The problem, then, is not so much that we have too many terms for discrimination, but that we don’t have enough. While “feminism” is still necessary as an over-arching term encompassing the global scale of sexism and misogyny, I think we need some new words – ones to describe a more modern feminism, less loaded with political and historical connotations. Feminism as a concept is still needed as long as sexism still exists (and don’t try to tell me that it doesn’t, or so help me) but the word itself has so many associations, both positive and negative, that it has become almost too powerful, to the point where it can no longer be used in everyday conversation. Like Godwin’s Law, discussion of anything from politics to film will inevitably come back to feminism, and once it’s been brought up, all reasonable debate is out the window. Everyone has a strong opinion on feminism, but bringing it up will either provoke intense debate (which never actually seems to lead anywhere), or result in the person who mentioned it being labelled a killjoy and ruining an otherwise civilised argument.

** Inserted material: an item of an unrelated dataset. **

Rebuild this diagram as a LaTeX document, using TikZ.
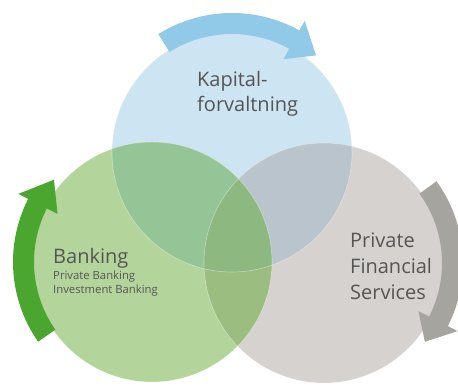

Now, obviously there is nothing wrong with a word – especially one related to a historical and political movement – being so charged. The problem is that if we persist in using it in everyday circumstances, it will eventually lose its power, and then what do we use when confronted with hardcore sexism and discrimination? Feminism of the more extreme variety is still needed in many places in the world, for serious instances of misogyny that we don’t often see in western countries. Women being subjected to female genital mutilation and being denied basic rights need Feminism with a capital F, and hopefully, if we keep it associated with those women rather than letting it become a first world problem, it will continue to have a real impact. However, we also need a word to combat less brutal sexism, one which would encompass not a historical and political movement, but more simply, a desire. Now, I’m no linguist, so I’ll leave its invention up to the professionals, but its sentiment would be a fairly simple one. No man-bashing, no judgement, no stereotypes, just a desire to be treated equally. It was best summed up, surprisingly, in TV show ‘Rules of Engagement’, in one of the show’s few worthwhile moments: When confronted with some good old fashioned sexism, Jeff decides that women should be treated exactly like men, as they are just “men with boobs.”

Honestly, I have no idea if this would make a real difference, but the fact that feminism – a movement fighting for equality for half of the population of the world – is so negatively perceived nowadays shows that we need to start approaching it differently, and the basic level of language seems like a good place to start. Even if it doesn’t help, it’s worth a shot, right?